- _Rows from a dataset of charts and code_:
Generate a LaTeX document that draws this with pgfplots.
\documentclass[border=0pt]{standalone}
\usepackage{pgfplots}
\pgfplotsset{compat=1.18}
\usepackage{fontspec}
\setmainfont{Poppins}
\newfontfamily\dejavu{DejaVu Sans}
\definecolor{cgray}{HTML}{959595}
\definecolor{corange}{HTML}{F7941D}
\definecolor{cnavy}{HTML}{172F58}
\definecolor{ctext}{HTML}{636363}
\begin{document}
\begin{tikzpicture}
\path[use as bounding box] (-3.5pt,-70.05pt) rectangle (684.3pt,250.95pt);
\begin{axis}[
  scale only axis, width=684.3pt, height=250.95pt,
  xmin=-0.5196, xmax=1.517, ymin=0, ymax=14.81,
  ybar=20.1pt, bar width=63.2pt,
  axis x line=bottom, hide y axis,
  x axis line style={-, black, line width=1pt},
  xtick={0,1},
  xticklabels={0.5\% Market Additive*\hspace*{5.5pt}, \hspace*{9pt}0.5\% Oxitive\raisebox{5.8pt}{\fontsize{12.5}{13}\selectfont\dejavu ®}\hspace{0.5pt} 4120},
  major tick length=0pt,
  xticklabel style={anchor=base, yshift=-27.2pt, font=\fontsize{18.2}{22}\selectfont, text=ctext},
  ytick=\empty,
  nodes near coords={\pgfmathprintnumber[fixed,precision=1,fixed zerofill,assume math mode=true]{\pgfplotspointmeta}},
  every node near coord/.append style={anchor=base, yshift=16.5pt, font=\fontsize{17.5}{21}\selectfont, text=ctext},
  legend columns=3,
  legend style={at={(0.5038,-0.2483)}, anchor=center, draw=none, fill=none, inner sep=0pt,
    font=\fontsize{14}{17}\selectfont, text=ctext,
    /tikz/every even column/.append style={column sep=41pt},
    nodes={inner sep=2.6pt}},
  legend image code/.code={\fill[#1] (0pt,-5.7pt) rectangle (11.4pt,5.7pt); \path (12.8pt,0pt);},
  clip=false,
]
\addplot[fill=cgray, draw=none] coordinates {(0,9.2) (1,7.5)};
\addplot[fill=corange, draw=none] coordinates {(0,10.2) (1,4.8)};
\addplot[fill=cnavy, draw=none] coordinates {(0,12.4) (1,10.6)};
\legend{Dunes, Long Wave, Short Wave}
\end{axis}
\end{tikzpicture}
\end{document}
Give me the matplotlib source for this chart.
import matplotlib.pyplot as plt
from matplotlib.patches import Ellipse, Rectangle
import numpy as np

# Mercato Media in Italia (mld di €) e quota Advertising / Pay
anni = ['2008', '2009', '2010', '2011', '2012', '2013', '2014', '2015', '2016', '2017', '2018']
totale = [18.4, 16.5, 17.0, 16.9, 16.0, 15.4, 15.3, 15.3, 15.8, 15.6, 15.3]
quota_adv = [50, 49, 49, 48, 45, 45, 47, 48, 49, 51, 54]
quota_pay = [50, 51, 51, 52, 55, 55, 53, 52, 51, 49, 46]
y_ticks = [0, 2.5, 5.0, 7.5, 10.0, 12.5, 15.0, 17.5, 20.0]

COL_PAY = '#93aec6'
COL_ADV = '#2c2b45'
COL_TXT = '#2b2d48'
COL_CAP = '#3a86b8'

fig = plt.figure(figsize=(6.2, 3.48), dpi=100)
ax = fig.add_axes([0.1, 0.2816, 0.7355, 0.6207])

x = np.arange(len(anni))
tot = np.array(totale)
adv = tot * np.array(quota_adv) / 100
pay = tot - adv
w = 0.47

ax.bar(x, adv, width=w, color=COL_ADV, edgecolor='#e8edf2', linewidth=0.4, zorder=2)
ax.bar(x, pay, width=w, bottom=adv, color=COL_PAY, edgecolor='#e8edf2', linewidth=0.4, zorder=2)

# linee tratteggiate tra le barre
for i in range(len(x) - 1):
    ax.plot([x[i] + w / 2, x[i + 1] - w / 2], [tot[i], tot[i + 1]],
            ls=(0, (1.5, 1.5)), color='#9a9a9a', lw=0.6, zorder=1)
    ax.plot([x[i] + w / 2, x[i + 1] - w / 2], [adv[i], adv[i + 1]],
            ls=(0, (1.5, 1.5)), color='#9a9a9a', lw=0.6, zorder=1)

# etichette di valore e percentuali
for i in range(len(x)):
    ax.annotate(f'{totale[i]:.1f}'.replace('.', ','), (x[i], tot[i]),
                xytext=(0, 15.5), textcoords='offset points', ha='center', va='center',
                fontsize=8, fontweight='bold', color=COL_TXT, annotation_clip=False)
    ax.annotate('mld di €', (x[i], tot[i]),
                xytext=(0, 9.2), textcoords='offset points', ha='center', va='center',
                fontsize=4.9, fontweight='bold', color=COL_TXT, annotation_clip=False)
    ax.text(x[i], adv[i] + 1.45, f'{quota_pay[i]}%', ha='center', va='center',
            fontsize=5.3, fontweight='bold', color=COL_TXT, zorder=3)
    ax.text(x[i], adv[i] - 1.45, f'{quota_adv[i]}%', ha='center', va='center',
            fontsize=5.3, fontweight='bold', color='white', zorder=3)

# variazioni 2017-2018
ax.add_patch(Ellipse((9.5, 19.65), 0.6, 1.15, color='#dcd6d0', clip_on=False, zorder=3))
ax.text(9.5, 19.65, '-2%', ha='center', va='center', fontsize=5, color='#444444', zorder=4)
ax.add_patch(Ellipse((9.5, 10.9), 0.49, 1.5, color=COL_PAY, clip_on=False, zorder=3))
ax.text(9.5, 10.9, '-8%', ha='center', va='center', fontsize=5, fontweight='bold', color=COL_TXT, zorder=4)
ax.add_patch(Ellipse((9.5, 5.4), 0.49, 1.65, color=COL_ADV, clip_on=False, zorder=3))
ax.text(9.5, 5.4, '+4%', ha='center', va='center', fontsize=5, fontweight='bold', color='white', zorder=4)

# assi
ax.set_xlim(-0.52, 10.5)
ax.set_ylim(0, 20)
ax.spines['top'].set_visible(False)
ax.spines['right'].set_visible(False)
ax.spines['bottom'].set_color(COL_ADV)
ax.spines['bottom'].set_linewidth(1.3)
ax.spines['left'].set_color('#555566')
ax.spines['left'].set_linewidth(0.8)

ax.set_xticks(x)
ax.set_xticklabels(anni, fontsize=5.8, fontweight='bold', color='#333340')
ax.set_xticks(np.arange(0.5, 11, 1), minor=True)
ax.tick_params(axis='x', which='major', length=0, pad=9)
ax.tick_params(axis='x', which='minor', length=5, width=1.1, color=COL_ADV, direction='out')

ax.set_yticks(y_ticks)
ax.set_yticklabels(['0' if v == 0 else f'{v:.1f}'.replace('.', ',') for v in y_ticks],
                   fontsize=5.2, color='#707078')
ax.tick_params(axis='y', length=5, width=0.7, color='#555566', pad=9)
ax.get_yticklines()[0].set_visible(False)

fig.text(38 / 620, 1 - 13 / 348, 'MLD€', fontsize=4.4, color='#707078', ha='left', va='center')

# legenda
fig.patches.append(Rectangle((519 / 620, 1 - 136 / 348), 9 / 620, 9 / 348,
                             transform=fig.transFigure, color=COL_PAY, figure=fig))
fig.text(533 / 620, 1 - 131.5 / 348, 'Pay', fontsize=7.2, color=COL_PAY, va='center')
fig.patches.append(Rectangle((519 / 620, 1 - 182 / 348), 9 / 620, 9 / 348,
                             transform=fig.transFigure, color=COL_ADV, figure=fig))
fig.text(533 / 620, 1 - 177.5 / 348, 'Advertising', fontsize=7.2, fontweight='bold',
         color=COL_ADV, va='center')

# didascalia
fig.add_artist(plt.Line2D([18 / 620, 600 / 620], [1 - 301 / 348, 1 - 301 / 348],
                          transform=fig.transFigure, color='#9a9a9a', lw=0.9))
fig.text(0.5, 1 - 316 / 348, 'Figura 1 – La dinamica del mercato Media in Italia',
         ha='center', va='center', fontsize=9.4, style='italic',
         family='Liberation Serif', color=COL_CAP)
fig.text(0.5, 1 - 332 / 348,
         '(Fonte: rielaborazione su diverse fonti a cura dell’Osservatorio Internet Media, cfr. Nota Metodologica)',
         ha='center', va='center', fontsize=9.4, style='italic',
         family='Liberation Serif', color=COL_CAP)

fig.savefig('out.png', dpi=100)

- _REQUIRED WORK_: Your task is to quote exactly the lines beginning with the one that contains "Give me the matplotlib source for this chart." and ending with the one that contains "import numpy as np", with nothing left out or added.

- _FULL RESPONSE_:
Give me the matplotlib source for this chart.
import matplotlib.pyplot as plt
from matplotlib.patches import Ellipse, Rectangle
import numpy as np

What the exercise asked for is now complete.